Records
++++++++
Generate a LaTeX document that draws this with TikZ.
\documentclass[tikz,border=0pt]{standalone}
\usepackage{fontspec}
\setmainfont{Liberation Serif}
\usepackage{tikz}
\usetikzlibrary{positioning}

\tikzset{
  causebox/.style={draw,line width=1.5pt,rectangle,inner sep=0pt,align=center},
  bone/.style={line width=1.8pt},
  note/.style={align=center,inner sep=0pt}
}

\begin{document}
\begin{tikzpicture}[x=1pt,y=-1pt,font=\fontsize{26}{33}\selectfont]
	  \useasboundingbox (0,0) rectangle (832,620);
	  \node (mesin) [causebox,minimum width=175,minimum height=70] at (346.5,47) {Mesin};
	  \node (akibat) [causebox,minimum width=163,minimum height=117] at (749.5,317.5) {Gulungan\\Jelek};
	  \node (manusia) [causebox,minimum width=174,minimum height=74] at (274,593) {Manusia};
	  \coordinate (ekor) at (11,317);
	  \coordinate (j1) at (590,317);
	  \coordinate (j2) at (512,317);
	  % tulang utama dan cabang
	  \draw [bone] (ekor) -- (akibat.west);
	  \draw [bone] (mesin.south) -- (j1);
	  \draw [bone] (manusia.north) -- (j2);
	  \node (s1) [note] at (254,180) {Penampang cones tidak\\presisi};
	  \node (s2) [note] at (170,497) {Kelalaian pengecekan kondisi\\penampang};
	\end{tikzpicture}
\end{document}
++++++++
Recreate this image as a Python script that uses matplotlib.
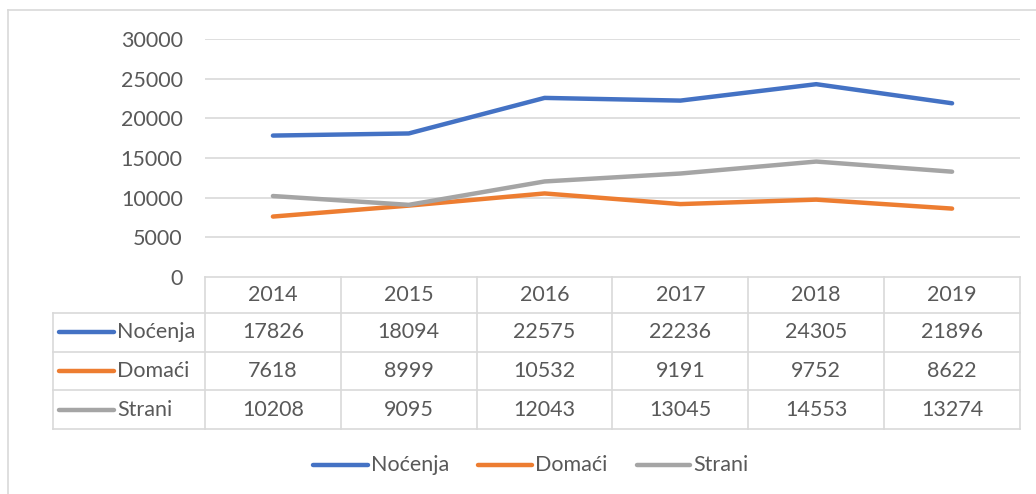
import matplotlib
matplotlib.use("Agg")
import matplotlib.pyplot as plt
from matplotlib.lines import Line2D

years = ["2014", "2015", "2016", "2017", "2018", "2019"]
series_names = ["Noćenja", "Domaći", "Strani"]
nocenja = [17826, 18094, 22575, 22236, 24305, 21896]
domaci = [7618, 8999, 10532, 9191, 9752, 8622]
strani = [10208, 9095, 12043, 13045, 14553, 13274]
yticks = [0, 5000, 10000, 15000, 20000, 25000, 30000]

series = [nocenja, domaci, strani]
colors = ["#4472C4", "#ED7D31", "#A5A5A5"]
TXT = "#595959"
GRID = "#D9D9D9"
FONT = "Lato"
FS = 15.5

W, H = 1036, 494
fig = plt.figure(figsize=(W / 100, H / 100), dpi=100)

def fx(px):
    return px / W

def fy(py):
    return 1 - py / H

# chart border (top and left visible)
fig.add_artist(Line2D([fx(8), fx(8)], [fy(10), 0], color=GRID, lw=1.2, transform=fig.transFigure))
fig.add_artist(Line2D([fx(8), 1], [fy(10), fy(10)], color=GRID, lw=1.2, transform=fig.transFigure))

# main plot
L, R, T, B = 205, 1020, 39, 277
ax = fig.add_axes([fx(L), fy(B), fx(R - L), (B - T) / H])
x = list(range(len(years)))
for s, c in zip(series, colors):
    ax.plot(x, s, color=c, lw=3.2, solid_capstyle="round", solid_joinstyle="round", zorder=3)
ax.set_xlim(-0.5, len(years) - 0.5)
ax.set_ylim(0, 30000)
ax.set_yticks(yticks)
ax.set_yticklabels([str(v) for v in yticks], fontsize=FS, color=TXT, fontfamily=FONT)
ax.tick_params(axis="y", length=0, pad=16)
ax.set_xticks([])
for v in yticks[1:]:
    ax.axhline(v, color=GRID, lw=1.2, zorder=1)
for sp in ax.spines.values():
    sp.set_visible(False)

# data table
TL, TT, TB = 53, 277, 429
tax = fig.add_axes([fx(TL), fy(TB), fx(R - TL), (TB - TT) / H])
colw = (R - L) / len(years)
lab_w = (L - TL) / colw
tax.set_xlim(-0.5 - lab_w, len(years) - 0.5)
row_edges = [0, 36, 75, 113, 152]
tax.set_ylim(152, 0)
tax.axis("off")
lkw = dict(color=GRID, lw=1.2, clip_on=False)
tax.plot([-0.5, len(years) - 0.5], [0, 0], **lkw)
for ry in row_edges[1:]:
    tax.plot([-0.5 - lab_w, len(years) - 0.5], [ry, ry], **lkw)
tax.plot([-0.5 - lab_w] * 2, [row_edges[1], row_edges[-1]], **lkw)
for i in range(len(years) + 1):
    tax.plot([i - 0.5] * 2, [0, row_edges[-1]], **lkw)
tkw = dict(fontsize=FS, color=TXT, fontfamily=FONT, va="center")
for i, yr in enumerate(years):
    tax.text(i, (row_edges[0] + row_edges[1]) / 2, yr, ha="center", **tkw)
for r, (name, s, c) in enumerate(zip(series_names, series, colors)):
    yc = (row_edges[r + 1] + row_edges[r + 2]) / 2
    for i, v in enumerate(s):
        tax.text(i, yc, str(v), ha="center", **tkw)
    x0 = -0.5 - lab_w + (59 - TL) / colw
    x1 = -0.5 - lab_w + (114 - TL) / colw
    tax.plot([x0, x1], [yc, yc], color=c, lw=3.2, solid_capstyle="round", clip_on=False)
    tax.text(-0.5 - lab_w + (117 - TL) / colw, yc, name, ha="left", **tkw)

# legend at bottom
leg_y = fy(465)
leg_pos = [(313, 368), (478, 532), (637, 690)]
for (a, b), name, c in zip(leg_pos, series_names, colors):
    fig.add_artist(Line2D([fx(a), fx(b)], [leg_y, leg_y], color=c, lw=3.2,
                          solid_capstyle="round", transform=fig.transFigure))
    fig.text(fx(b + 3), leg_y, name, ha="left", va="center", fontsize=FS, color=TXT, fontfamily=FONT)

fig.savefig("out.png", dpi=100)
++++++++
▶ _Directions_
Leave out the pictures, and copy only the lines from the one holding "Recreate this image" through the one holding "return 1 - py / H", exactly as written.

▶ _Result of the task_
Recreate this image as a Python script that uses matplotlib.
import matplotlib
matplotlib.use("Agg")
import matplotlib.pyplot as plt
from matplotlib.lines import Line2D

years = ["2014", "2015", "2016", "2017", "2018", "2019"]
series_names = ["Noćenja", "Domaći", "Strani"]
nocenja = [17826, 18094, 22575, 22236, 24305, 21896]
domaci = [7618, 8999, 10532, 9191, 9752, 8622]
strani = [10208, 9095, 12043, 13045, 14553, 13274]
yticks = [0, 5000, 10000, 15000, 20000, 25000, 30000]

series = [nocenja, domaci, strani]
colors = ["#4472C4", "#ED7D31", "#A5A5A5"]
TXT = "#595959"
GRID = "#D9D9D9"
FONT = "Lato"
FS = 15.5

W, H = 1036, 494
fig = plt.figure(figsize=(W / 100, H / 100), dpi=100)

def fx(px):
    return px / W

def fy(py):
    return 1 - py / H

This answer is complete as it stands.